— Task description —
Print the lines of the listing below verbatim from its first line through the line bearing "const imageIndex = d3.range(1, 51);". Any pictures are to be omitted.

— Recorded data —
──────

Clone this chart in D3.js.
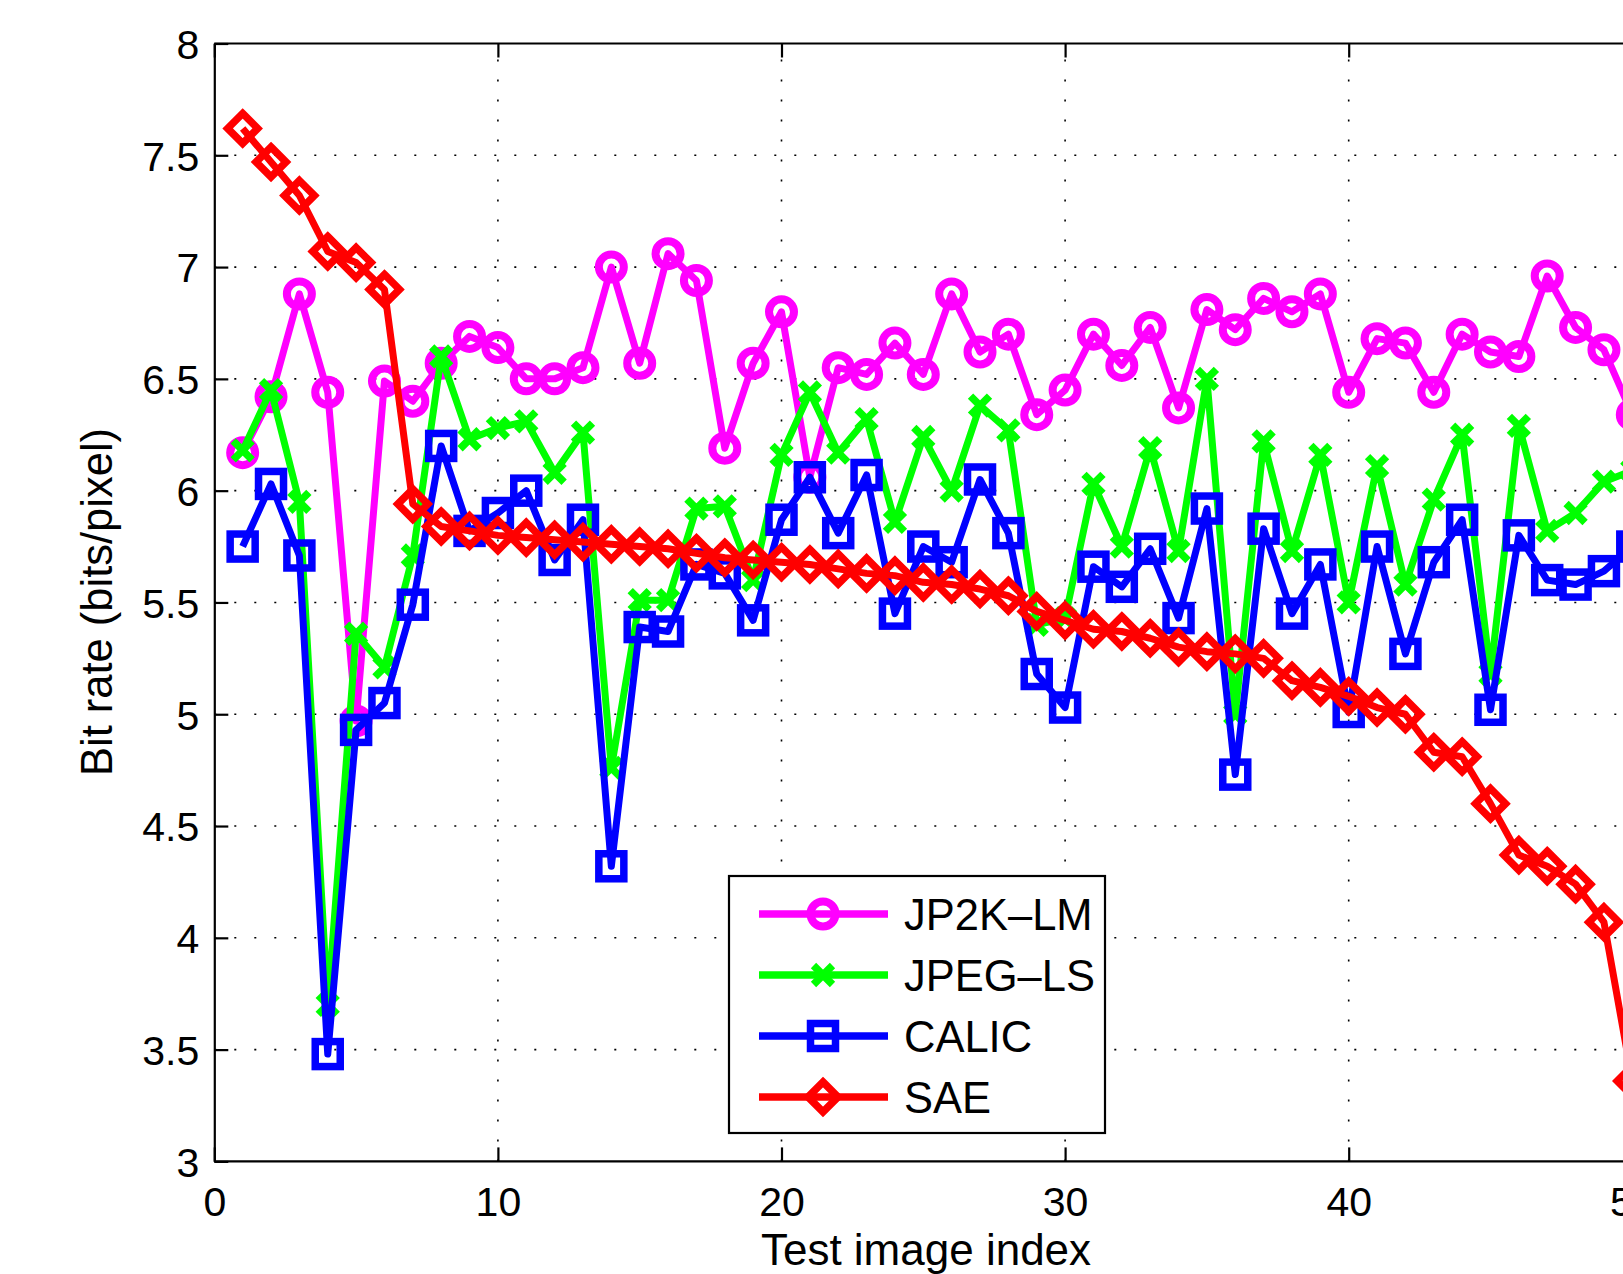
<!DOCTYPE html>
<html>
<head>
<meta charset="utf-8">
<script src="https://cdn.jsdelivr.net/npm/d3@7"></script>
<style>
  body { margin: 0; background: #fff; overflow: hidden; }
  svg { display: block; font-family: "Liberation Sans", Arial, sans-serif; }
</style>
</head>
<body>
<div id="chart"></div>
<script>
// test image index 1..50
const imageIndex = d3.range(1, 51);

const jp2kLM = [6.17, 6.42, 6.88, 6.44, 4.97, 6.49, 6.40, 6.57, 6.69, 6.64,
                6.50, 6.50, 6.55, 7.00, 6.57, 7.06, 6.94, 6.19, 6.57, 6.80,
                6.06, 6.55, 6.52, 6.66, 6.52, 6.88, 6.62, 6.70, 6.34, 6.45,
                6.70, 6.56, 6.73, 6.37, 6.81, 6.72, 6.86, 6.80, 6.88, 6.44,
                6.68, 6.66, 6.44, 6.70, 6.62, 6.60, 6.96, 6.73, 6.63, 6.34];

const jpegLS = [6.18, 6.45, 5.95, 3.70, 5.36, 5.21, 5.71, 6.60, 6.23, 6.28,
                6.31, 6.08, 6.26, 4.76, 5.51, 5.51, 5.92, 5.93, 5.60, 6.16,
                6.44, 6.17, 6.32, 5.86, 6.24, 6.00, 6.38, 6.27, 5.40, 5.43,
                6.03, 5.75, 6.19, 5.73, 6.50, 5.00, 6.22, 5.73, 6.16, 5.50,
                6.11, 5.58, 5.96, 6.25, 5.18, 6.29, 5.82, 5.90, 6.04, 6.09];

const calic = [5.75, 6.03, 5.71, 3.48, 4.93, 5.05, 5.49, 6.20, 5.82, 5.90,
               6.00, 5.69, 5.87, 4.32, 5.39, 5.37, 5.67, 5.63, 5.42, 5.87,
               6.06, 5.81, 6.07, 5.45, 5.75, 5.68, 6.05, 5.81, 5.18, 5.03,
               5.66, 5.57, 5.74, 5.43, 5.92, 4.73, 5.83, 5.45, 5.67, 5.01,
               5.75, 5.27, 5.68, 5.87, 5.02, 5.80, 5.60, 5.58, 5.64, 5.75];

const sae = [7.62, 7.47, 7.32, 7.07, 7.02, 6.90, 5.94, 5.84, 5.82, 5.80,
             5.79, 5.78, 5.77, 5.76, 5.75, 5.74, 5.72, 5.70, 5.69, 5.68,
             5.67, 5.65, 5.63, 5.62, 5.59, 5.58, 5.56, 5.53, 5.46, 5.42,
             5.38, 5.37, 5.34, 5.30, 5.28, 5.27, 5.25, 5.15, 5.12, 5.08,
             5.03, 5.00, 4.83, 4.81, 4.60, 4.37, 4.32, 4.24, 4.07, 3.36];

const seriesNames = ["JP2K\u2013LM", "JPEG\u2013LS", "CALIC", "SAE"];
const seriesColors = ["#ff00ff", "#00ff00", "#0000ff", "#ff0000"];
const seriesMarkers = ["circle", "x", "square", "diamond"];
const seriesValues = [jp2kLM, jpegLS, calic, sae];

const xTicks = [0, 10, 20, 30, 40, 50, 60];
const yTicks = [3, 3.5, 4, 4.5, 5, 5.5, 6, 6.5, 7, 7.5, 8];

const W = 1623, H = 1274;
const x0 = 214.3, pxPerUnit = 28.36;

const svg = d3.select("#chart").append("svg")
  .attr("width", W)
  .attr("height", H);

const x = d3.scaleLinear().domain([0, 60]).range([x0, x0 + 60 * pxPerUnit]);
const y = d3.scaleLinear().domain([3, 8]).range([1161.4, 43.5]);

// dotted grid
const grid = svg.append("g")
  .attr("stroke", "#000")
  .attr("stroke-width", 1.6)
  .attr("stroke-dasharray", "2 18");

grid.selectAll(".gy")
  .data(yTicks.filter(d => d > 3 && d < 8))
  .enter().append("line")
  .attr("x1", x(0)).attr("x2", W)
  .attr("y1", d => y(d)).attr("y2", d => y(d));

grid.selectAll(".gx")
  .data(xTicks.filter(d => d > 0))
  .enter().append("line")
  .attr("x1", d => x(d)).attr("x2", d => x(d))
  .attr("y1", y(3)).attr("y2", y(8));

// axes
const yAxis = d3.axisLeft(y).tickValues(yTicks).tickSizeInner(-14).tickSizeOuter(0).tickPadding(15)
  .tickFormat(d3.format("~g"));
const xAxis = d3.axisBottom(x).tickValues(xTicks).tickSizeInner(-14).tickSizeOuter(0).tickPadding(25);
const xTop = d3.axisTop(x).tickValues(xTicks).tickSizeInner(-14).tickSizeOuter(0).tickFormat("");

const gy = svg.append("g").attr("transform", `translate(${x(0)},0)`).call(yAxis);
const gx = svg.append("g").attr("transform", `translate(0,${y(3)})`).call(xAxis);
const gt = svg.append("g").attr("transform", `translate(0,${y(8)})`).call(xTop);

[gy, gx, gt].forEach(g => {
  g.select(".domain").attr("stroke", "#000").attr("stroke-width", 2.2);
  g.selectAll(".tick line").attr("stroke", "#000").attr("stroke-width", 2.2);
  g.selectAll(".tick text")
    .attr("fill", "#000")
    .style("font-size", "41px")
    .style("font-family", "Liberation Sans, Arial, sans-serif");
});
gx.select(".domain").attr("d", `M${x(0)},0H${W}`);
gt.select(".domain").attr("d", `M${x(0)},0H${W}`);
gy.selectAll(".tick text").attr("dy", "0.36em");

// axis labels
svg.append("text")
  .attr("x", 926)
  .attr("y", 1265)
  .attr("text-anchor", "middle")
  .style("font-size", "44px")
  .text("Test image index");

svg.append("text")
  .attr("transform", "translate(112,602) rotate(-90)")
  .attr("text-anchor", "middle")
  .style("font-size", "43.5px")
  .text("Bit rate (bits/pixel)");

// marker drawer
function drawMarker(sel, type, color) {
  if (type === "circle") {
    sel.append("circle").attr("r", 12.5)
      .attr("fill", "none").attr("stroke", color).attr("stroke-width", 8);
  } else if (type === "square") {
    sel.append("rect").attr("x", -12.5).attr("y", -12.5).attr("width", 25).attr("height", 25)
      .attr("fill", "none").attr("stroke", color).attr("stroke-width", 7.5);
  } else if (type === "diamond") {
    sel.append("path").attr("d", "M0,-15L15,0L0,15L-15,0Z")
      .attr("fill", "none").attr("stroke", color).attr("stroke-width", 7.5)
      .attr("stroke-linejoin", "miter");
  } else {
    sel.append("path").attr("d", "M-9.5,-9.5L9.5,9.5M-9.5,9.5L9.5,-9.5")
      .attr("fill", "none").attr("stroke", color).attr("stroke-width", 7.5);
  }
}

const line = d3.line().x(d => x(d[0])).y(d => y(d[1]));

seriesValues.forEach((vals, k) => {
  const pts = imageIndex.map((d, i) => [d, vals[i]]);
  const g = svg.append("g");
  g.append("path")
    .attr("d", line(pts))
    .attr("fill", "none")
    .attr("stroke", seriesColors[k])
    .attr("stroke-width", 7)
    .attr("stroke-linejoin", "round");
  g.selectAll(".m")
    .data(pts)
    .enter().append("g")
    .attr("transform", d => `translate(${x(d[0])},${y(d[1])})`)
    .each(function() { drawMarker(d3.select(this), seriesMarkers[k], seriesColors[k]); });
});

// legend
const legend = svg.append("g");
legend.append("rect")
  .attr("x", 729).attr("y", 876)
  .attr("width", 376).attr("height", 257)
  .attr("fill", "#fff").attr("stroke", "#000").attr("stroke-width", 2.2);

const legendRow = d3.scalePoint().domain(seriesNames).range([914, 1097]);

seriesNames.forEach((name, k) => {
  const ly = legendRow(name);
  legend.append("line")
    .attr("x1", 759).attr("x2", 888)
    .attr("y1", ly).attr("y2", ly)
    .attr("stroke", seriesColors[k]).attr("stroke-width", 7.5);
  const m = legend.append("g").attr("transform", `translate(823,${ly})`);
  drawMarker(m, seriesMarkers[k], seriesColors[k]);
  legend.append("text")
    .attr("x", 904).attr("y", ly)
    .attr("dy", "0.36em")
    .style("font-size", "43.5px")
    .text(name);
});
</script>
</body>
</html>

──────

— Complete response —
Clone this chart in D3.js.
<!DOCTYPE html>
<html>
<head>
<meta charset="utf-8">
<script src="https://cdn.jsdelivr.net/npm/d3@7"></script>
<style>
  body { margin: 0; background: #fff; overflow: hidden; }
  svg { display: block; font-family: "Liberation Sans", Arial, sans-serif; }
</style>
</head>
<body>
<div id="chart"></div>
<script>
// test image index 1..50
const imageIndex = d3.range(1, 51);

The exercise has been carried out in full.